Directive: Write out only the lines from the start of the entries up to and including the line with "0.03, 0.015, 0]"; please skip the pictures.

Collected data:
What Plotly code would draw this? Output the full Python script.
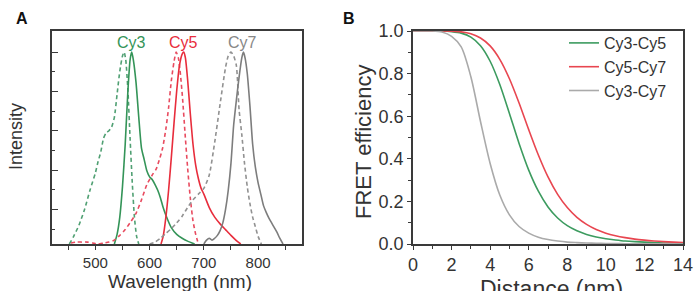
import plotly.graph_objects as go

# ---------------- Panel A: normalized spectra ----------------
cy3_abs_wl = [452, 460, 470, 480, 490, 500, 505, 510, 515, 520, 525, 530, 535, 540, 545, 550, 553, 556, 560, 564, 568, 572, 576, 580]
cy3_abs_i = [0, 0.04, 0.10, 0.18, 0.28, 0.37, 0.43, 0.48, 0.55, 0.58, 0.59, 0.61, 0.66, 0.78, 0.90, 0.98, 1.0, 0.96, 0.80, 0.55, 0.32, 0.14, 0.04, 0.0]

cy3_em_wl = [535, 540, 545, 550, 555, 560, 564, 567, 570, 575, 580, 585, 590, 595, 600, 605, 610, 615, 620, 625, 630, 640, 650, 660, 670, 683]
cy3_em_i = [0, 0.05, 0.14, 0.30, 0.52, 0.80, 0.96, 1.0, 0.96, 0.84, 0.66, 0.50, 0.44, 0.38, 0.35, 0.335, 0.31, 0.28, 0.24, 0.19, 0.15, 0.085, 0.05, 0.03, 0.015, 0]

cy5_abs_wl = [455, 465, 475, 485, 495, 505, 515, 525, 535, 545, 555, 565, 575, 585, 595, 605, 612, 618, 624, 630, 635, 640, 645, 649, 653, 657, 661, 665, 670, 675, 680, 685, 690]
cy5_abs_i = [0.005, 0.01, 0.01, 0.01, 0.005, 0.0, 0.005, 0.01, 0.02, 0.045, 0.075, 0.115, 0.16, 0.23, 0.31, 0.36, 0.39, 0.44, 0.50, 0.60, 0.71, 0.85, 0.95, 1.0, 0.97, 0.88, 0.75, 0.59, 0.40, 0.24, 0.12, 0.05, 0.0]

cy5_em_wl = [621, 625, 630, 635, 640, 645, 650, 655, 660, 663, 666, 670, 675, 680, 685, 690, 695, 700, 710, 720, 730, 740, 750, 760, 768]
cy5_em_i = [0, 0.04, 0.14, 0.28, 0.45, 0.63, 0.80, 0.93, 0.99, 1.0, 0.97, 0.86, 0.68, 0.52, 0.41, 0.34, 0.29, 0.26, 0.19, 0.14, 0.105, 0.075, 0.045, 0.018, 0.0]

cy7_abs_wl = [600, 610, 620, 630, 640, 650, 660, 670, 680, 690, 700, 710, 720, 730, 740, 745, 750, 755, 760, 765, 770, 775, 780, 785, 790, 795, 800, 806]
cy7_abs_i = [0, 0.01, 0.03, 0.055, 0.08, 0.11, 0.145, 0.19, 0.23, 0.26, 0.29, 0.36, 0.53, 0.73, 0.92, 0.98, 1.0, 0.98, 0.93, 0.70, 0.57, 0.42, 0.30, 0.21, 0.14, 0.09, 0.04, 0.0]

cy7_em_wl = [700, 705, 710, 715, 720, 725, 730, 735, 740, 745, 750, 755, 760, 765, 770, 773, 776, 780, 785, 790, 795, 800, 805, 810, 815, 820, 825, 830, 835, 840, 846]
cy7_em_i = [0.0, 0.02, 0.03, 0.02, 0.03, 0.045, 0.07, 0.11, 0.18, 0.28, 0.42, 0.62, 0.75, 0.87, 0.97, 1.0, 0.97, 0.89, 0.72, 0.52, 0.40, 0.32, 0.26, 0.20, 0.165, 0.135, 0.11, 0.085, 0.06, 0.03, 0.0]

dye_labels = ["Cy3", "Cy5", "Cy7"]
dye_label_wl = [567, 663, 772]

# ---------------- Panel B: FRET efficiency ----------------
distance_nm = [0, 0.5, 1, 1.5, 2, 2.5, 3, 3.5, 4, 4.5, 5, 5.5, 6, 6.5, 7, 7.5, 8, 8.5, 9, 9.5, 10, 10.5, 11, 11.5, 12, 12.5, 13, 13.5, 14]
fret_cy3_cy5 = [1.0, 1.0, 1.0, 1.0, 0.997, 0.99, 0.971, 0.931, 0.858, 0.749, 0.613, 0.472, 0.347, 0.248, 0.174, 0.122, 0.086, 0.062, 0.045, 0.033, 0.025, 0.019, 0.014, 0.011, 0.009, 0.007, 0.005, 0.004, 0.003]
fret_cy5_cy7 = [1.0, 1.0, 1.0, 1.0, 0.999, 0.996, 0.987, 0.967, 0.930, 0.867, 0.776, 0.662, 0.537, 0.418, 0.315, 0.233, 0.171, 0.125, 0.092, 0.068, 0.051, 0.039, 0.030, 0.023, 0.018, 0.014, 0.011, 0.009, 0.007]
fret_cy3_cy7 = [1.0, 1.0, 1.0, 0.995, 0.975, 0.925, 0.785, 0.575, 0.378, 0.230, 0.137, 0.082, 0.051, 0.032, 0.021, 0.014, 0.009, 0.0065, 0.0046, 0.0034, 0.0025, 0.0019, 0.0014, 0.001, 0.0008, 0.0006, 0.0005, 0.0004, 0.0003]
fret_names = ["Cy3-Cy5", "Cy5-Cy7", "Cy3-Cy7"]

axis_titles = ["Wavelength (nm)", "Intensity", "Distance (nm)", "FRET efficiency"]

GREEN = "rgb(52,148,88)"
GREEN_D = "rgb(80,160,115)"
RED = "rgb(232,45,60)"
RED_D = "rgb(232,75,95)"
GRAY = "rgb(125,125,125)"
GRAY_D = "rgb(145,145,145)"
B_COLORS = ["rgb(60,155,95)", "rgb(232,70,80)", "rgb(170,170,170)"]
FONT = "Liberation Sans, Arial, sans-serif"
AX = "#3a3a3a"
W, H = 694, 291

fig = go.Figure()

spectra = [
    (cy3_abs_wl, cy3_abs_i, GREEN_D, "dash"),
    (cy3_em_wl, cy3_em_i, GREEN, "solid"),
    (cy5_abs_wl, cy5_abs_i, RED_D, "dash"),
    (cy5_em_wl, cy5_em_i, RED, "solid"),
    (cy7_abs_wl, cy7_abs_i, GRAY_D, "dash"),
    (cy7_em_wl, cy7_em_i, GRAY, "solid"),
]
for wl, inten, col, dash in spectra:
    fig.add_trace(go.Scatter(
        x=wl, y=inten, mode="lines", showlegend=False,
        line=dict(color=col, width=1.6, dash="4px,3px" if dash == "dash" else "solid",
                  shape="spline", smoothing=0.6),
        xaxis="x", yaxis="y"))

for name, vals, col in zip(fret_names, [fret_cy3_cy5, fret_cy5_cy7, fret_cy3_cy7], B_COLORS):
    fig.add_trace(go.Scatter(
        x=distance_nm, y=vals, mode="lines", name=name,
        line=dict(color=col, width=1.6, shape="spline", smoothing=0.8),
        xaxis="x2", yaxis="y2"))

label_colors = ["rgb(52,148,88)", "rgb(232,45,60)", "rgb(135,135,135)"]
for lab, wl, col in zip(dye_labels, dye_label_wl, label_colors):
    fig.add_annotation(x=wl, y=1.0, xref="x", yref="y", text=lab, showarrow=False,
                       yanchor="bottom", yshift=-1, font=dict(size=16, color=col, family=FONT))


def paper_text(text, px, py, size, angle=0, color="#333"):
    fig.add_annotation(x=px / W, y=1 - py / H, xref="paper", yref="paper", text=text,
                       showarrow=False, xanchor="center", yanchor="middle", textangle=angle,
                       font=dict(size=size, color=color, family=FONT))


paper_text("<b>A</b>", 22, 19, 16, color="#111")
paper_text("<b>B</b>", 349, 19, 16, color="#111")
paper_text(axis_titles[0], 180, 281, 19)
paper_text(axis_titles[1], 16, 137, 18, angle=-90)
paper_text(axis_titles[2], 551, 289, 23)
paper_text(axis_titles[3], 363, 142, 22, angle=-90)

ydom = [1 - 244 / H, 1 - 31 / H]

fig.update_layout(
    width=W, height=H,
    margin=dict(l=0, r=0, t=0, b=0, autoexpand=False),
    paper_bgcolor="white", plot_bgcolor="white",
    font=dict(family=FONT, color="#333"),
    showlegend=True,
    legend=dict(x=564 / W, y=1 - 26 / H, xanchor="left", yanchor="top",
                bgcolor="rgba(0,0,0,0)", font=dict(size=16, color="#333", family=FONT),
                itemwidth=30, tracegroupgap=0),
    xaxis=dict(domain=[52 / W, 302 / W], range=[420, 881], automargin=False,
               tickmode="array", tickvals=[500, 600, 700, 800], ticks="outside", ticklen=4,
               tickcolor=AX, tickwidth=1.2,
               minor=dict(tickmode="array", tickvals=[450, 550, 650, 750, 850], ticks="outside",
                          ticklen=4, tickcolor=AX, tickwidth=1.2),
               showline=True, linecolor=AX, linewidth=1.5, mirror=True, showgrid=False, zeroline=False,
               tickfont=dict(size=15, color="#333")),
    yaxis=dict(domain=ydom, range=[0, 1.11], automargin=False,
               tickmode="array", tickvals=[0.18, 0.385, 0.59, 0.795, 1.0], ticks="inside", ticklen=6,
               tickcolor=AX, tickwidth=1.2, showticklabels=False,
               minor=dict(tickmode="array", tickvals=[0.078, 0.283, 0.488, 0.693, 0.898], ticks="inside",
                          ticklen=3, tickcolor=AX, tickwidth=1.2),
               showline=True, linecolor=AX, linewidth=1.5, mirror=True, showgrid=False, zeroline=False),
    xaxis2=dict(domain=[413 / W, 683 / W], range=[0, 14], anchor="y2", automargin=False,
                tickmode="linear", tick0=0, dtick=2, ticks="outside", ticklen=4,
                tickcolor=AX, tickwidth=1.2,
                minor=dict(tickmode="linear", tick0=1, dtick=2, ticks="outside", ticklen=3,
                           tickcolor=AX, tickwidth=1.2),
                showline=True, linecolor=AX, linewidth=1.5, mirror=True, showgrid=False, zeroline=False,
                tickfont=dict(size=18, color="#333")),
    yaxis2=dict(domain=ydom, range=[0, 1.0], anchor="x2", automargin=False,
                tickmode="linear", tick0=0, dtick=0.2, tickformat=".1f", ticks="outside", ticklen=4,
                tickcolor=AX, tickwidth=1.2,
                minor=dict(tickmode="linear", tick0=0.1, dtick=0.2, ticks="outside", ticklen=3,
                           tickcolor=AX, tickwidth=1.2),
                showline=True, linecolor=AX, linewidth=1.5, mirror=True, showgrid=False, zeroline=False,
                tickfont=dict(size=18, color="#333")),
)

fig.write_html("out.html")
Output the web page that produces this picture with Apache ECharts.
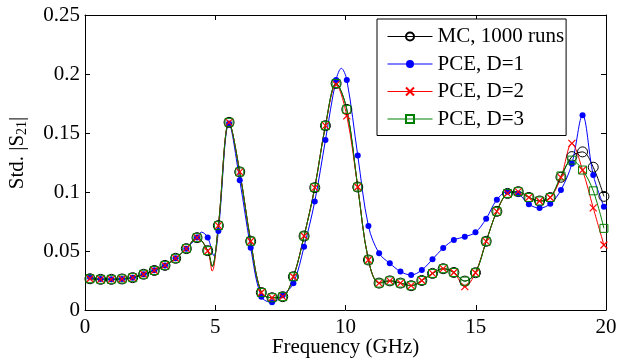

Task response:
What Plotly code would draw this? Output the full Python script.
import plotly.graph_objects as go

# ---------------- Panel A: normalized spectra ----------------
cy3_abs_wl = [452, 460, 470, 480, 490, 500, 505, 510, 515, 520, 525, 530, 535, 540, 545, 550, 553, 556, 560, 564, 568, 572, 576, 580]
cy3_abs_i = [0, 0.04, 0.10, 0.18, 0.28, 0.37, 0.43, 0.48, 0.55, 0.58, 0.59, 0.61, 0.66, 0.78, 0.90, 0.98, 1.0, 0.96, 0.80, 0.55, 0.32, 0.14, 0.04, 0.0]

cy3_em_wl = [535, 540, 545, 550, 555, 560, 564, 567, 570, 575, 580, 585, 590, 595, 600, 605, 610, 615, 620, 625, 630, 640, 650, 660, 670, 683]
cy3_em_i = [0, 0.05, 0.14, 0.30, 0.52, 0.80, 0.96, 1.0, 0.96, 0.84, 0.66, 0.50, 0.44, 0.38, 0.35, 0.335, 0.31, 0.28, 0.24, 0.19, 0.15, 0.085, 0.05, 0.03, 0.015, 0]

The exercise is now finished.